Canto

Misia

par Filipe Francisco Carreira le 18/03/2004

Note: 8.0    
Morceaux qui Tuent
Tia minha gentil
Horas de breu
Valsa das sombras


Déjà septième album pour Misia et son fado atypique. Née à Porto d'un père portugais et d'une mère catalane, elle passe par Madrid et Barcelone avant de s'installer à Lisbonne et de proposer une vision personnelle du fado où piano et violons s'associent bientôt aux traditionnelles guitares portugaises à douze cordes. Son premier album sort en 1991 : à l'époque, le genre est tombé en disgrâce, aussi Misia ne fait pas seulement figure d'ovni dans le monde du fado mais d'ovni tout court. Finalement l'apparition d'une nouvelle classe de "fadistas" (Cristina Branco, Katia Guerreiro et Mariza) redistribue les cartes et fait d'elle une référence. Depuis le début, Misia ne fait que suivre son instinct et c'est encore son instinct qui la pousse en 2003 à adapter les thèmes composés par Carlos Paredes, l'homme qui a révolutionné la guitare portugaise et traumatisé plusieurs générations de musiciens nationaux. Ceux-ci se sont donnés rendez-vous en juin dernier sur la compilation "Movimentos perpétuos" afin de rendre hommage à un artiste majeur qu'une maladie prive de son instrument depuis maintenant dix ans.

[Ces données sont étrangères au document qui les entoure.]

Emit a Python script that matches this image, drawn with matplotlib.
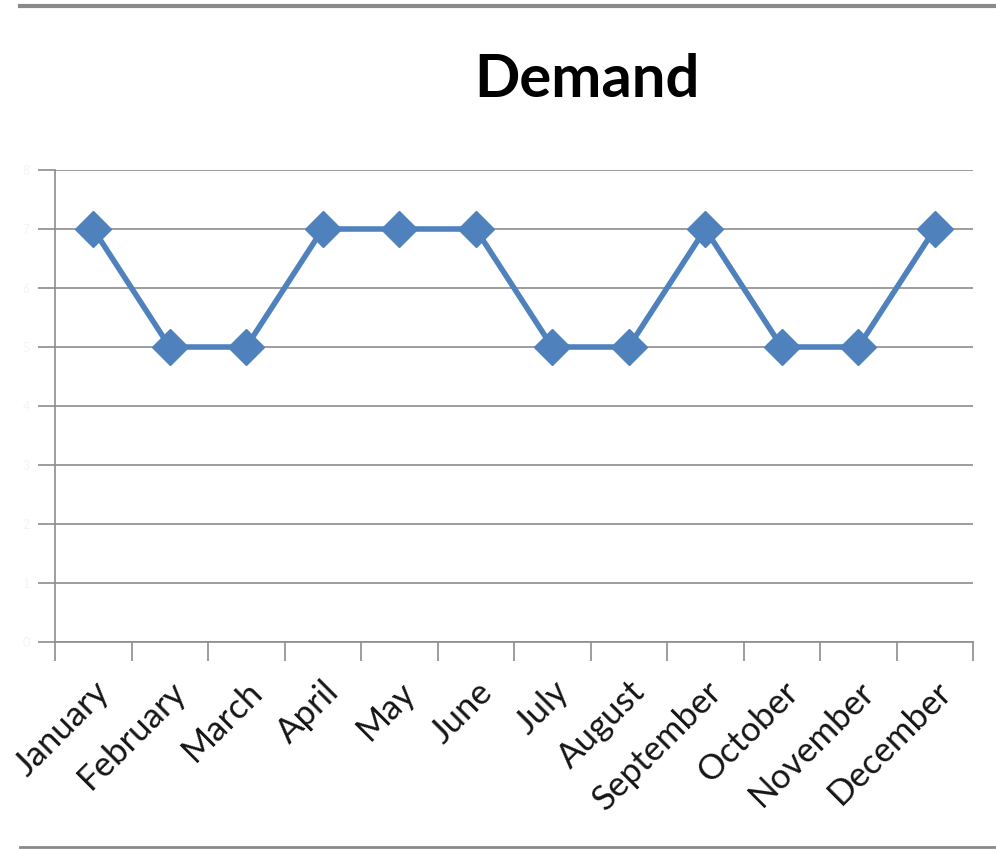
import numpy as np
import matplotlib
matplotlib.use('Agg')
from matplotlib import pyplot as plt
from matplotlib.lines import Line2D

months = ['January', 'February', 'March', 'April', 'May', 'June',
          'July', 'August', 'September', 'October', 'November', 'December']
demand = [7, 5, 5, 7, 7, 7, 5, 5, 7, 5, 5, 7]
y_ticks = [0, 1, 2, 3, 4, 5, 6, 7, 8]

plt.rcParams['font.family'] = ['Lato', 'DejaVu Sans']

W, H = 996, 849
fig = plt.figure(figsize=(W / 100, H / 100), dpi=100)
ax = fig.add_axes([55 / W, 1 - 642 / H, (973 - 55) / W, (642 - 170) / H])

x = np.arange(len(months))
ax.plot(x, demand, color='#4f81bd', lw=4, marker='D', ms=18,
        markerfacecolor='#4f81bd', markeredgecolor='#4f81bd',
        solid_joinstyle='round', zorder=3, clip_on=False)

ax.set_xlim(-0.5, len(months) - 0.5)
ax.set_ylim(y_ticks[0], y_ticks[-1])
ax.set_yticks(y_ticks)
ax.set_yticklabels([str(v) for v in y_ticks], color='#f4f4f4', fontsize=9)
ax.yaxis.grid(True, color='#8c8c8c', lw=1.2)
ax.set_axisbelow(True)

# category ticks sit between the categories
ax.set_xticks(np.arange(-0.5, len(months), 1.0))
ax.set_xticklabels([])
ax.set_xticks(x, minor=True)
ax.set_xticklabels(months, minor=True, rotation=45, ha='right', va='top',
                   rotation_mode='anchor', fontsize=25, color='#151515')
ax.tick_params(axis='x', which='minor', length=0, pad=24)
ax.tick_params(axis='x', which='major', length=14, width=1.2, color='#8c8c8c')
ax.tick_params(axis='y', length=12, width=1.2, color='#8c8c8c', pad=6)

for side in ['top', 'right']:
    ax.spines[side].set_visible(False)
for side in ['left', 'bottom']:
    ax.spines[side].set_color('#8c8c8c')
    ax.spines[side].set_linewidth(1.2)

fig.text(587 / W, 1 - 80 / H, 'Demand', ha='center', va='center',
         fontsize=43, fontweight='bold', color='black')

# frame lines of the screenshot
fig.add_artist(Line2D([20 / W, 1], [1 - 6 / H, 1 - 6 / H], color='#8a8a8a', lw=3))
fig.add_artist(Line2D([20 / W, 1], [1 - 847 / H, 1 - 847 / H], color='#8a8a8a', lw=2))

fig.savefig('out.png', dpi=100)
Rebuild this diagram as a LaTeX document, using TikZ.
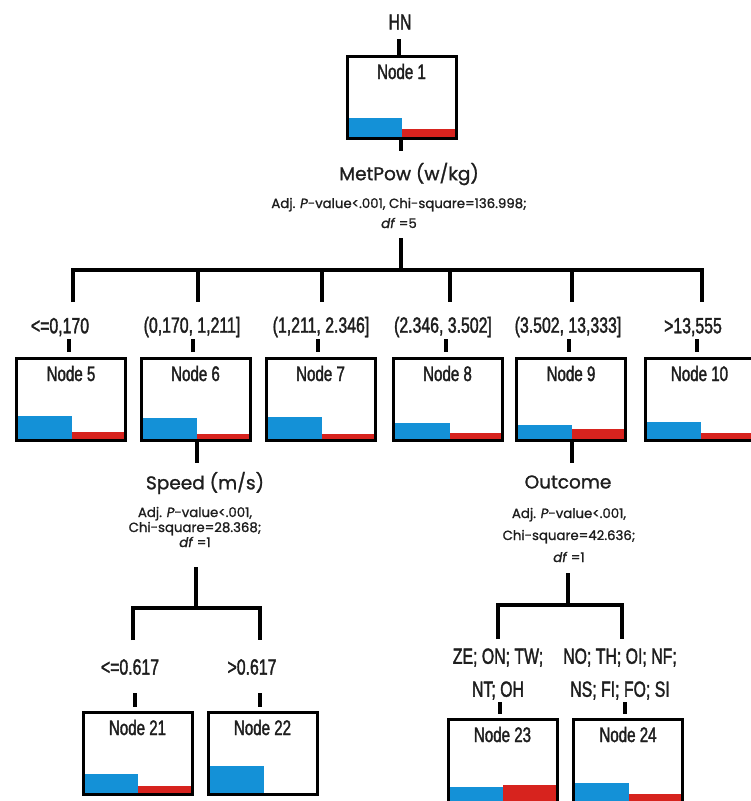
\documentclass[tikz,border=0pt]{standalone}
\usepackage{fontspec}
\setmainfont{Liberation Sans}
\newfontfamily\condfont{Liberation Sans}[FakeStretch=0.72,FakeBold=1.6]
\newfontfamily\geofont{Poppins}[FakeBold=1.2]
\usetikzlibrary{calc}
\definecolor{barblue}{RGB}{20,145,215}
\definecolor{barred}{RGB}{215,35,30}
\definecolor{ink}{RGB}{30,30,30}
\begin{document}
\begin{tikzpicture}[x=1pt,y=-1pt,
  treebox/.style={draw=black, line width=3pt, minimum width=109pt, minimum height=82pt, inner sep=0pt},
  conn/.style={draw=black, line width=3.5pt},
  nlab/.style={text=ink, font=\condfont\fontsize{21}{24}\selectfont, inner sep=0pt},
  slab/.style={text=ink, font=\condfont\fontsize{22}{33}\selectfont, inner sep=0pt, align=center},
  ttl/.style={text=ink, font=\geofont\fontsize{18.5}{22}\selectfont, inner sep=0pt},
  stat/.style={text=ink, font=\geofont\fontsize{13.3}{15}\selectfont, inner sep=0pt, align=center},
  hb/.style={fill=barblue},
  hr/.style={fill=barred}]
\useasboundingbox (0,0) rectangle (751,801);

% ---------- histogram bars ----------
\fill[hb] (347,138) rectangle (402,118); \fill[hr] (402,138) rectangle (456,129);
\fill[hb] (17,441) rectangle (72,416);   \fill[hr] (72,441) rectangle (125,432);
\fill[hb] (141,441) rectangle (197,418); \fill[hr] (197,441) rectangle (250,434);
\fill[hb] (266,441) rectangle (322,417); \fill[hr] (322,441) rectangle (375,434);
\fill[hb] (393,441) rectangle (450,423); \fill[hr] (450,441) rectangle (502,433);
\fill[hb] (516,441) rectangle (572,425); \fill[hr] (572,441) rectangle (626,429);
\fill[hb] (645,441) rectangle (701,422); \fill[hr] (701,441) rectangle (754,433);
\fill[hb] (83,794) rectangle (138,774);  \fill[hr] (138,794) rectangle (192,786);
\fill[hb] (208,794) rectangle (264,766);
\fill[hb] (448,803) rectangle (503,787); \fill[hr] (503,803) rectangle (557,785);
\fill[hb] (574,803) rectangle (629,783); \fill[hr] (629,803) rectangle (682,794);

% ---------- boxes ----------
\node[treebox] (n1)  at (401.5,97) {};
\node[treebox] (n5)  at (71,399) {};
\node[treebox] (n6)  at (195.5,399) {};
\node[treebox] (n7)  at (320.5,399) {};
\node[treebox] (n8)  at (447.5,399) {};
\node[treebox] (n9)  at (571,399) {};
\node[treebox] (n10) at (699.5,399) {};
\node[treebox] (n21) at (137.5,753) {};
\node[treebox] (n22) at (262.5,753) {};
\node[treebox, minimum height=84pt] (n23) at (502.5,761) {};
\node[treebox, minimum height=84pt] (n24) at (628,761) {};

\foreach \n/\t in {1/Node 1,5/Node 5,6/Node 6,7/Node 7,8/Node 8,9/Node 9,10/Node 10,21/Node 21,22/Node 22,23/Node 23,24/Node 24}
  \node[nlab] (t\n) at ($(n\n.north)+(0,17)$) {\t};

% ---------- root ----------
\node[slab] (hn) at (400,22) {HN};
\coordinate (hna) at (399,39);
\draw[conn] (hna) -- (hna |- n1.north);
\coordinate (m1a) at (401,151);
\draw[conn] (n1.south -| m1a) -- (m1a);
\node[ttl] (ti1) at (409,174) {MetPow (w/kg)};
\node[stat, font=\geofont\fontsize{13.3}{20}\selectfont] (st1) at (399,213) {Adj. \textit{P}-value<.001, Chi-square=136.998;\\\textit{df} =5};
\coordinate (m1b) at (401,238);
\coordinate (b1) at (401,270);
\draw[conn] (m1b) -- (b1);

\foreach \n/\x in {5/73,6/198,7/322,8/450,9/572,10/702}{
  \coordinate (d\n) at (\x,270);
  \coordinate (e\n) at (\x,302);
}
\draw[conn] (e5) -- (d5) -- (d10) -- (e10);
\foreach \n in {6,7,8,9} \draw[conn] (d\n) -- (e\n);

\node[slab] (l5)  at (60,327)  {<=0,170};
\node[slab] (l6)  at (192,327) {(0,170, 1,211]};
\node[slab] (l7)  at (321,327) {(1,211, 2.346]};
\node[slab] (l8)  at (443,327) {(2.346, 3.502]};
\node[slab] (l9)  at (568,327) {(3.502, 13,333]};
\node[slab] (l10) at (693,327) {>13,555};

\foreach \n/\x in {5/69,6/193,7/318,8/446,9/569,10/697}{
  \coordinate (s\n) at (\x,339);
  \coordinate (u\n) at (\x,352);
  \draw[conn] (s\n) -- (u\n);
}

% ---------- Speed subtree ----------
\coordinate (m6a) at (197,463);
\draw[conn] (n6.south -| m6a) -- (m6a);
\node[ttl] (ti6) at (205,483) {Speed (m/s)};
\node[stat] (st6) at (195,527) {Adj. \textit{P}-value<.001,\\Chi-square=28.368;\\\textit{df} =1};
\coordinate (m6c) at (196,567);
\coordinate (b6) at (196,608);
\draw[conn] (m6c) -- (b6);
\coordinate (d21) at (133,608); \coordinate (e21) at (133,640);
\coordinate (d22) at (260,608); \coordinate (e22) at (260,640);
\draw[conn] (e21) -- (d21) -- (d22) -- (e22);
\node[slab] (l21) at (130,667) {<=0.617};
\node[slab] (l22) at (252,667) {>0.617};
\coordinate (s21) at (135,693); \coordinate (u21) at (135,707);
\coordinate (s22) at (260,693); \coordinate (u22) at (260,707);
\draw[conn] (s21) -- (u21);
\draw[conn] (s22) -- (u22);

% ---------- Outcome subtree ----------
\coordinate (m9a) at (572,463);
\draw[conn] (n9.south -| m9a) -- (m9a);
\node[ttl] (ti9) at (568,482) {Outcome};
\node[stat, font=\geofont\fontsize{13.3}{22}\selectfont] (st9) at (569,535) {Adj. \textit{P}-value<.001,\\Chi-square=42.636;\\\textit{df} =1};
\coordinate (m9c) at (568,573);
\coordinate (b9) at (568,605);
\draw[conn] (m9c) -- (b9);
\coordinate (d23) at (498,605); \coordinate (e23) at (498,639);
\coordinate (d24) at (622,605); \coordinate (e24) at (622,639);
\draw[conn] (e23) -- (d23) -- (d24) -- (e24);
\node[slab] (l23) at (498,674) {ZE; ON; TW;\\NT; OH};
\node[slab] (l24) at (620,674) {NO; TH; OI; NF;\\NS; FI; FO; SI};
\coordinate (s23) at (500,702); \coordinate (u23) at (500,714);
\coordinate (s24) at (625,702); \coordinate (u24) at (625,714);
\draw[conn] (s23) -- (u23);
\draw[conn] (s24) -- (u24);
\end{tikzpicture}
\end{document}
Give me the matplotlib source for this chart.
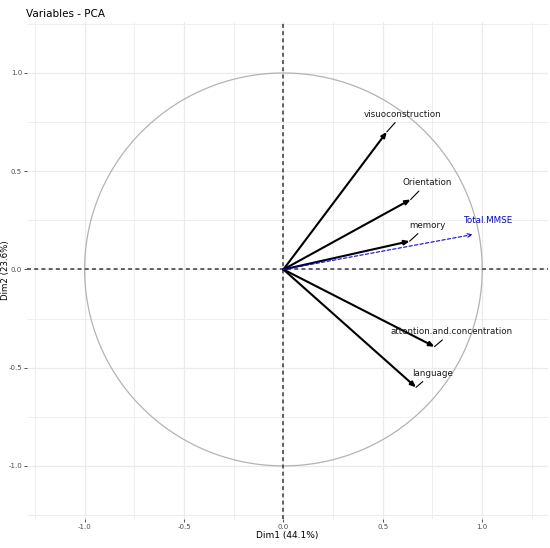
import numpy as np
import matplotlib.pyplot as plt

plt.rcParams["axes.unicode_minus"] = False

variables = ["visuoconstruction", "Orientation", "memory",
             "attention.and.concentration", "language"]
dim1 = [0.52, 0.64, 0.635, 0.76, 0.667]
dim2 = [0.70, 0.356, 0.144, -0.393, -0.60]
label_x = [0.60, 0.722, 0.722, 0.848, 0.75]
label_y = [0.79, 0.441, 0.224, -0.317, -0.529]

supp_name = "Total.MMSE"
supp_dim1 = 0.953
supp_dim2 = 0.178
supp_label = (1.027, 0.251)

fig = plt.figure(figsize=(5.5, 5.48), dpi=100)
ax = fig.add_axes([0.049, 0.053, 0.947, 0.907])

ax.set_xlim(-1.29, 1.33)
ax.set_ylim(-1.27, 1.26)

# grid like theme_minimal
for v in np.arange(-1.25, 1.3, 0.25):
    major = abs(v * 2 - round(v * 2)) < 0.01
    ax.axvline(v, color="#ebebeb", lw=0.9 if major else 0.6, zorder=0)
    ax.axhline(v, color="#ebebeb", lw=0.9 if major else 0.6, zorder=0)

t = np.linspace(0, 2 * np.pi, 400)
ax.plot(np.cos(t), np.sin(t), color="#b3b3b3", lw=0.9, zorder=1)

ax.axhline(0, color="#555555", ls=(0, (2.2, 1.8)), lw=1.3, zorder=2)
ax.axvline(0, color="#555555", ls=(0, (2.2, 1.8)), lw=1.3, zorder=2)

for name, x, y, lx, ly in zip(variables, dim1, dim2, label_x, label_y):
    ax.annotate("", xy=(x, y), xytext=(0, 0),
                arrowprops=dict(arrowstyle="-|>,head_length=0.3,head_width=0.13",
                                color="black", lw=1.5, shrinkA=0, shrinkB=0),
                zorder=3)
    ax.annotate(name, xy=(x, y), xytext=(lx, ly), ha="center", va="center",
                fontsize=6.3, color="#1a1a1a",
                arrowprops=dict(arrowstyle="-", color="black", lw=0.8,
                                shrinkA=1, shrinkB=0),
                zorder=4)

ax.annotate("", xy=(supp_dim1, supp_dim2), xytext=(0, 0),
            arrowprops=dict(arrowstyle="->,head_length=0.3,head_width=0.13",
                            color="#0000ff", lw=0.8, ls=(0, (3, 2)),
                            shrinkA=0, shrinkB=0),
            zorder=3)
ax.text(supp_label[0], supp_label[1], supp_name, ha="center", va="center",
        fontsize=6.3, color="#0000ff", zorder=4)

ax.set_xticks([-1.0, -0.5, 0.0, 0.5, 1.0])
ax.set_yticks([-1.0, -0.5, 0.0, 0.5, 1.0])
ax.tick_params(labelsize=5, labelcolor="#4d4d4d", length=2, width=0.6,
               color="#333333", pad=1.5)
for s in ax.spines.values():
    s.set_visible(False)

ax.set_xlabel("Dim1 (44.1%)", fontsize=6.5, labelpad=1)
ax.set_ylabel("Dim2 (23.6%)", fontsize=6.2)
ax.yaxis.set_label_coords(-0.032, 0.5)
fig.text(0.047, 0.975, "Variables - PCA", fontsize=7.5, ha="left", va="center")

fig.savefig("out.png", dpi=100)
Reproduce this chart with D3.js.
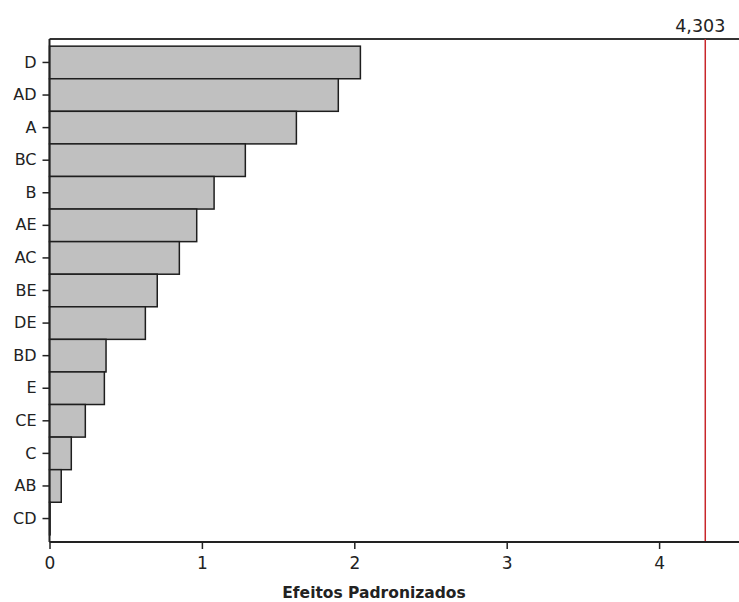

Si Misia participe au projet, elle ne s'en contente guère et fait appel aux paroliers Vasco Graça Moura et Sergio Godinho, à l'arrangeur Henri Agnel, spécialiste de l'œuvre de Paredes, et au quintette de la Camerata de Bourgogne pour enregistrer ce vibrant "Canto". La troublante intimité qui se révèle invite au recueillement plus qu'elle ne l'impose - "Sem saber" - et si l'univers de Misia paraît sombre, il se montre également ouvert : dans "Pressagios de Alfama", guitares et violons se lancent dans un dialogue qui n'a rien de stérile ou d'hermétique. La porte et la fenêtre restent ouvertes aux courants d'air, aux curieux venus apprécier ce jeu de questions-réponses, cette émulation - provocation ? - entre éléments rivaux et jaloux. Sans oublier la voix : sobre mais déterminée, elle évite élégamment les clichés de la démonstration de force et de la surenchère technique. Elle se laisse du temps et de l'espace pour monter plus spontanément - "Valsa das sombras" - sans faire dans la modération ou les calculs mesquins : elle file la chair de poule dans "Lamento das rosas bravas" où, portée par des arrangements tourbillonnants, elle atteint des sommets embrumés. Autre titre marquant, "Tia minha gentil" débute comme le vilain canard avant de s'emballer pour finalement laisser bouche bée : mieux vaut ne pas être surpris à ce moment-là et encore moins avouer qu'on se sent un peu comme Rocky après son combat avec Apollo Creed, à la fois groggy et heureux.

Jusqu'à son épilogue somptueux (l'instrumental "Balada de Coimbra"), "Canto" continue d'être balayé de moments forts ("Horas de breu", "Tim tim por tim tim") et n'a de cesse de confronter sa poésie et son mystère à un genre populaire, flirtant dangereusement - et donc courageusement - avec les limites de l'impopularité.